Restate each line word for word. Leave out every picture.

****************

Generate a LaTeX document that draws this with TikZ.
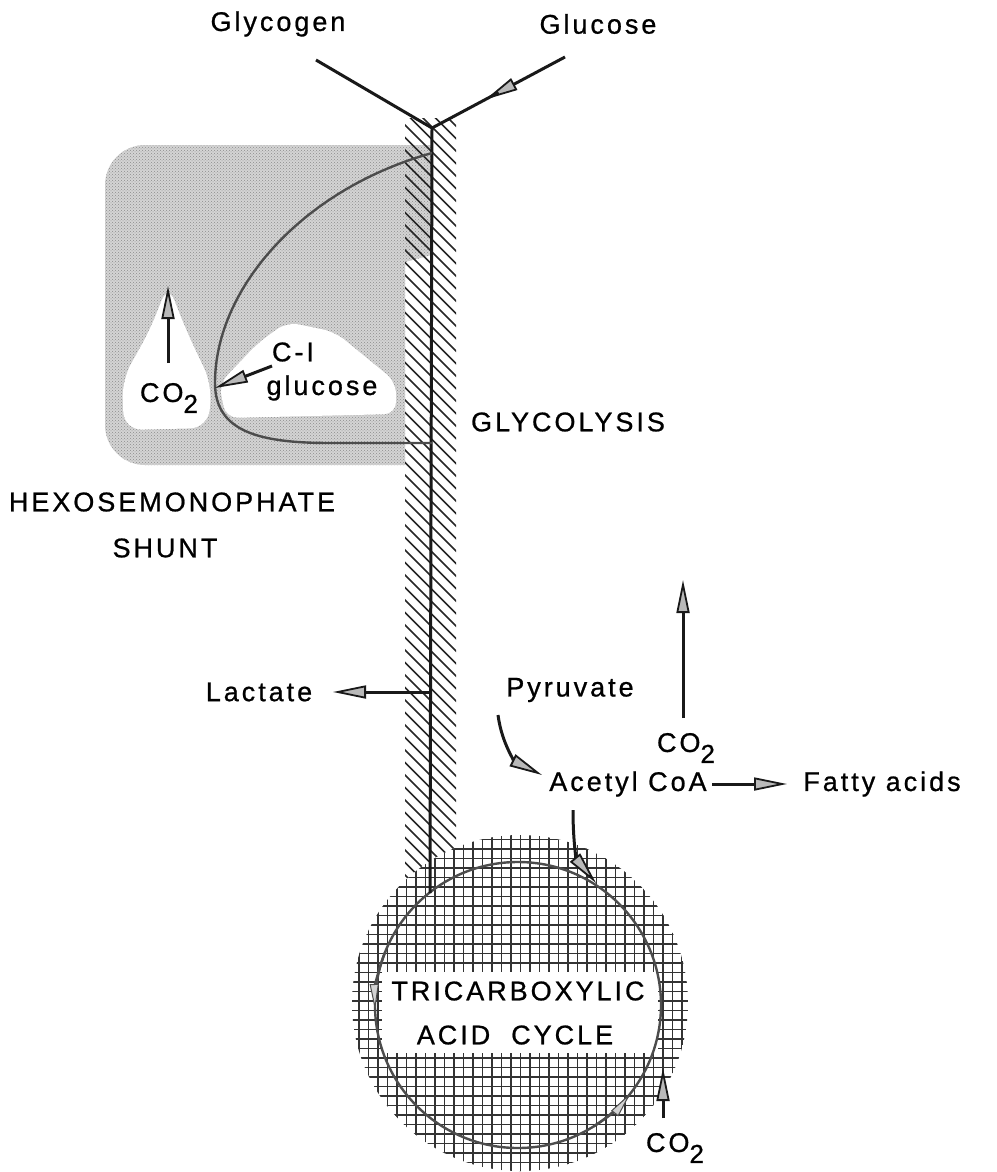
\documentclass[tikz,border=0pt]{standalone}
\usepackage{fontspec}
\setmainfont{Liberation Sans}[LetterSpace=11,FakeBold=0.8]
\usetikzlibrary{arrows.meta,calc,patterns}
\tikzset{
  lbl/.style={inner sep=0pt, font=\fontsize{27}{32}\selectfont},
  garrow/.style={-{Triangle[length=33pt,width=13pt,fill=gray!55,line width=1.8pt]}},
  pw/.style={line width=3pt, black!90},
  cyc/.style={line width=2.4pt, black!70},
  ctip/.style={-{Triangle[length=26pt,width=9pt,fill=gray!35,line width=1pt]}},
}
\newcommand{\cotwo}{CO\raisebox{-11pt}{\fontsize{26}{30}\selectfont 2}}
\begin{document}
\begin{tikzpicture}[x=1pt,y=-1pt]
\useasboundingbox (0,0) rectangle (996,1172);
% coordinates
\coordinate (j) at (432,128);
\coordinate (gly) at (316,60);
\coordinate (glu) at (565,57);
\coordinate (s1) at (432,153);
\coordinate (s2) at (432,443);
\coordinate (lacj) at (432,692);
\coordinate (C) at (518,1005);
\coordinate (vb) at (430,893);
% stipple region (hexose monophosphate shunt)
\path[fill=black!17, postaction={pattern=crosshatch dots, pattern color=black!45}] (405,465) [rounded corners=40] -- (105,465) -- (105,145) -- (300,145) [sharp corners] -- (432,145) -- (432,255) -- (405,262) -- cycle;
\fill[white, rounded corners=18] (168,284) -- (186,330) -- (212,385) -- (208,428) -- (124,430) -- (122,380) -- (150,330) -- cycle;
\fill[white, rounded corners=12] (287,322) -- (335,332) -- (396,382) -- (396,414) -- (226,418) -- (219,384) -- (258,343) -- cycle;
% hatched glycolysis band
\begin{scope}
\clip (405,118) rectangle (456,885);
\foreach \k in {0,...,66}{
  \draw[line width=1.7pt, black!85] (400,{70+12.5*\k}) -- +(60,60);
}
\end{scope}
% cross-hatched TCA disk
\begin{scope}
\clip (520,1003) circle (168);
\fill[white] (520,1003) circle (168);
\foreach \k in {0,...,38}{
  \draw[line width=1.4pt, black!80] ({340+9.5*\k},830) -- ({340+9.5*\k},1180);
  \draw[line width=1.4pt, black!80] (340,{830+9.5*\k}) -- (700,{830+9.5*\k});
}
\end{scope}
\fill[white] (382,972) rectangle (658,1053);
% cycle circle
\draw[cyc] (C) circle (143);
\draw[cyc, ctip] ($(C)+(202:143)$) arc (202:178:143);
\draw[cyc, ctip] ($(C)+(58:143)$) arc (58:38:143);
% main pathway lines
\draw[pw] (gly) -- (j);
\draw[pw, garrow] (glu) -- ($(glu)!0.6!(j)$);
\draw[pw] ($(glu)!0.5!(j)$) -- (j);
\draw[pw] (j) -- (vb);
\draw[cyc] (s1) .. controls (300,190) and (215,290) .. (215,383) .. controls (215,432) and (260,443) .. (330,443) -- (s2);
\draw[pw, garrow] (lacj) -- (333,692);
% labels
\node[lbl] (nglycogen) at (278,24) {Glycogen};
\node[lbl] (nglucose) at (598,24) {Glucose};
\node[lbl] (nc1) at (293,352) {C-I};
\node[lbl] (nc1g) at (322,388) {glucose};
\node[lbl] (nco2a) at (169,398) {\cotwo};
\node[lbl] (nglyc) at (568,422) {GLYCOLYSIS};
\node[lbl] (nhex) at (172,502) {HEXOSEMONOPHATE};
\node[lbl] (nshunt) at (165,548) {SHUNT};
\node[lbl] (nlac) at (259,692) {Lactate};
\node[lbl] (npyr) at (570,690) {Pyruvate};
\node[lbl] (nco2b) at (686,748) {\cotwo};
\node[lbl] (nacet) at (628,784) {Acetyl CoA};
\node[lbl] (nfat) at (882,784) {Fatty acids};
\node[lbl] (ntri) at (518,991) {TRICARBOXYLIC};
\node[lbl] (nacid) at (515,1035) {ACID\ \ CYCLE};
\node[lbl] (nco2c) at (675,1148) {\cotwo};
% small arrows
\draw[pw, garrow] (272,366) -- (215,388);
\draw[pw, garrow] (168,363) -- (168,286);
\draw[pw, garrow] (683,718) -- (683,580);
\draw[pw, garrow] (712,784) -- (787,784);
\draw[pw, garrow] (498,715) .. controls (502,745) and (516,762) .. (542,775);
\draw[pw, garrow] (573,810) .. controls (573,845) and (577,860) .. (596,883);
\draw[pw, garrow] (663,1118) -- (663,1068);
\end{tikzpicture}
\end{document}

****************

**The reply:**
Generate a LaTeX document that draws this with TikZ.
\documentclass[tikz,border=0pt]{standalone}
\usepackage{fontspec}
\setmainfont{Liberation Sans}[LetterSpace=11,FakeBold=0.8]
\usetikzlibrary{arrows.meta,calc,patterns}
\tikzset{
  lbl/.style={inner sep=0pt, font=\fontsize{27}{32}\selectfont},
  garrow/.style={-{Triangle[length=33pt,width=13pt,fill=gray!55,line width=1.8pt]}},
  pw/.style={line width=3pt, black!90},
  cyc/.style={line width=2.4pt, black!70},
  ctip/.style={-{Triangle[length=26pt,width=9pt,fill=gray!35,line width=1pt]}},
}
\newcommand{\cotwo}{CO\raisebox{-11pt}{\fontsize{26}{30}\selectfont 2}}
\begin{document}
\begin{tikzpicture}[x=1pt,y=-1pt]
\useasboundingbox (0,0) rectangle (996,1172);
% coordinates
\coordinate (j) at (432,128);
\coordinate (gly) at (316,60);
\coordinate (glu) at (565,57);
\coordinate (s1) at (432,153);
\coordinate (s2) at (432,443);
\coordinate (lacj) at (432,692);
\coordinate (C) at (518,1005);
\coordinate (vb) at (430,893);
% stipple region (hexose monophosphate shunt)
\path[fill=black!17, postaction={pattern=crosshatch dots, pattern color=black!45}] (405,465) [rounded corners=40] -- (105,465) -- (105,145) -- (300,145) [sharp corners] -- (432,145) -- (432,255) -- (405,262) -- cycle;
\fill[white, rounded corners=18] (168,284) -- (186,330) -- (212,385) -- (208,428) -- (124,430) -- (122,380) -- (150,330) -- cycle;
\fill[white, rounded corners=12] (287,322) -- (335,332) -- (396,382) -- (396,414) -- (226,418) -- (219,384) -- (258,343) -- cycle;
% hatched glycolysis band
\begin{scope}
\clip (405,118) rectangle (456,885);
\foreach \k in {0,...,66}{
  \draw[line width=1.7pt, black!85] (400,{70+12.5*\k}) -- +(60,60);
}
\end{scope}
% cross-hatched TCA disk
\begin{scope}
\clip (520,1003) circle (168);
\fill[white] (520,1003) circle (168);
\foreach \k in {0,...,38}{
  \draw[line width=1.4pt, black!80] ({340+9.5*\k},830) -- ({340+9.5*\k},1180);
  \draw[line width=1.4pt, black!80] (340,{830+9.5*\k}) -- (700,{830+9.5*\k});
}
\end{scope}
\fill[white] (382,972) rectangle (658,1053);
% cycle circle
\draw[cyc] (C) circle (143);
\draw[cyc, ctip] ($(C)+(202:143)$) arc (202:178:143);
\draw[cyc, ctip] ($(C)+(58:143)$) arc (58:38:143);
% main pathway lines
\draw[pw] (gly) -- (j);
\draw[pw, garrow] (glu) -- ($(glu)!0.6!(j)$);
\draw[pw] ($(glu)!0.5!(j)$) -- (j);
\draw[pw] (j) -- (vb);
\draw[cyc] (s1) .. controls (300,190) and (215,290) .. (215,383) .. controls (215,432) and (260,443) .. (330,443) -- (s2);
\draw[pw, garrow] (lacj) -- (333,692);
% labels
\node[lbl] (nglycogen) at (278,24) {Glycogen};
\node[lbl] (nglucose) at (598,24) {Glucose};
\node[lbl] (nc1) at (293,352) {C-I};
\node[lbl] (nc1g) at (322,388) {glucose};
\node[lbl] (nco2a) at (169,398) {\cotwo};
\node[lbl] (nglyc) at (568,422) {GLYCOLYSIS};
\node[lbl] (nhex) at (172,502) {HEXOSEMONOPHATE};
\node[lbl] (nshunt) at (165,548) {SHUNT};
\node[lbl] (nlac) at (259,692) {Lactate};
\node[lbl] (npyr) at (570,690) {Pyruvate};
\node[lbl] (nco2b) at (686,748) {\cotwo};
\node[lbl] (nacet) at (628,784) {Acetyl CoA};
\node[lbl] (nfat) at (882,784) {Fatty acids};
\node[lbl] (ntri) at (518,991) {TRICARBOXYLIC};
\node[lbl] (nacid) at (515,1035) {ACID\ \ CYCLE};
\node[lbl] (nco2c) at (675,1148) {\cotwo};
% small arrows
\draw[pw, garrow] (272,366) -- (215,388);
\draw[pw, garrow] (168,363) -- (168,286);
\draw[pw, garrow] (683,718) -- (683,580);
\draw[pw, garrow] (712,784) -- (787,784);
\draw[pw, garrow] (498,715) .. controls (502,745) and (516,762) .. (542,775);
\draw[pw, garrow] (573,810) .. controls (573,845) and (577,860) .. (596,883);
\draw[pw, garrow] (663,1118) -- (663,1068);
\end{tikzpicture}
\end{document}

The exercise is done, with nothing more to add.